# start of Stored data

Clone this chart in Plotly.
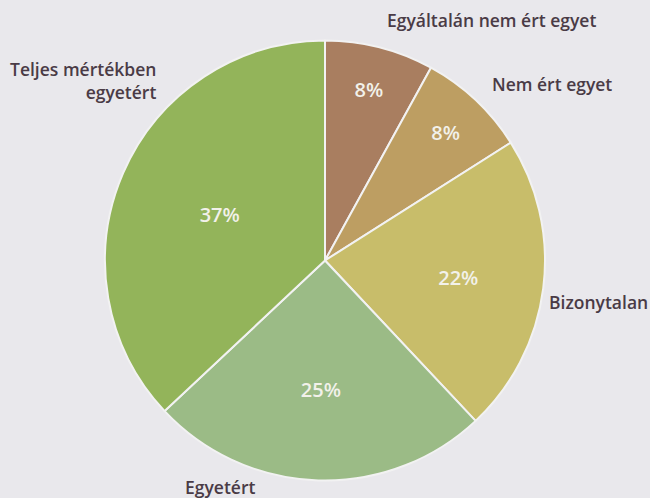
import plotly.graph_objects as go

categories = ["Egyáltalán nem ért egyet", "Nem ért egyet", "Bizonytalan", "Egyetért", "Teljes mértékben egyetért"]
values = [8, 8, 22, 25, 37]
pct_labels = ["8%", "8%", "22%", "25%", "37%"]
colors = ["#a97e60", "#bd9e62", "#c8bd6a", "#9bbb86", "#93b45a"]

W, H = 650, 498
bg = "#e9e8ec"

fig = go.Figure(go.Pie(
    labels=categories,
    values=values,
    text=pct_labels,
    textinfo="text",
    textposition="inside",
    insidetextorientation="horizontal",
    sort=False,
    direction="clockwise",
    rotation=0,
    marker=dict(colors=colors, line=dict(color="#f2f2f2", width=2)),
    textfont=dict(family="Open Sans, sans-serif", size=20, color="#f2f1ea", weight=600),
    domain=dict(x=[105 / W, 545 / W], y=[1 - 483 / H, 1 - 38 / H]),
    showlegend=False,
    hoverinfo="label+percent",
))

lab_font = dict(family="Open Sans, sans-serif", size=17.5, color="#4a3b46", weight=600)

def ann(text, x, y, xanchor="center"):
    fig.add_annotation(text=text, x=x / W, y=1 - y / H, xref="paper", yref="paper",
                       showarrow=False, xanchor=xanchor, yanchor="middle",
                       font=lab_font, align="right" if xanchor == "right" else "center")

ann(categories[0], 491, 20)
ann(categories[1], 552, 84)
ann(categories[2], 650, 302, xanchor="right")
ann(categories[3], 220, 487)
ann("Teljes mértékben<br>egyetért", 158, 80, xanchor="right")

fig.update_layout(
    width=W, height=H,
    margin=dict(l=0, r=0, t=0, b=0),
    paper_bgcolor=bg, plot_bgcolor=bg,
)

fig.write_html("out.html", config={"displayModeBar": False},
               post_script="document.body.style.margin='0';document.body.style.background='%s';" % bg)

# end of Stored data

**Work to complete:** Restate the whole listing above exactly, please, omitting every image.

**Solution for this task:**
Clone this chart in Plotly.
import plotly.graph_objects as go

categories = ["Egyáltalán nem ért egyet", "Nem ért egyet", "Bizonytalan", "Egyetért", "Teljes mértékben egyetért"]
values = [8, 8, 22, 25, 37]
pct_labels = ["8%", "8%", "22%", "25%", "37%"]
colors = ["#a97e60", "#bd9e62", "#c8bd6a", "#9bbb86", "#93b45a"]

W, H = 650, 498
bg = "#e9e8ec"

fig = go.Figure(go.Pie(
    labels=categories,
    values=values,
    text=pct_labels,
    textinfo="text",
    textposition="inside",
    insidetextorientation="horizontal",
    sort=False,
    direction="clockwise",
    rotation=0,
    marker=dict(colors=colors, line=dict(color="#f2f2f2", width=2)),
    textfont=dict(family="Open Sans, sans-serif", size=20, color="#f2f1ea", weight=600),
    domain=dict(x=[105 / W, 545 / W], y=[1 - 483 / H, 1 - 38 / H]),
    showlegend=False,
    hoverinfo="label+percent",
))

lab_font = dict(family="Open Sans, sans-serif", size=17.5, color="#4a3b46", weight=600)

def ann(text, x, y, xanchor="center"):
    fig.add_annotation(text=text, x=x / W, y=1 - y / H, xref="paper", yref="paper",
                       showarrow=False, xanchor=xanchor, yanchor="middle",
                       font=lab_font, align="right" if xanchor == "right" else "center")

ann(categories[0], 491, 20)
ann(categories[1], 552, 84)
ann(categories[2], 650, 302, xanchor="right")
ann(categories[3], 220, 487)
ann("Teljes mértékben<br>egyetért", 158, 80, xanchor="right")

fig.update_layout(
    width=W, height=H,
    margin=dict(l=0, r=0, t=0, b=0),
    paper_bgcolor=bg, plot_bgcolor=bg,
)

fig.write_html("out.html", config={"displayModeBar": False},
               post_script="document.body.style.margin='0';document.body.style.background='%s';" % bg)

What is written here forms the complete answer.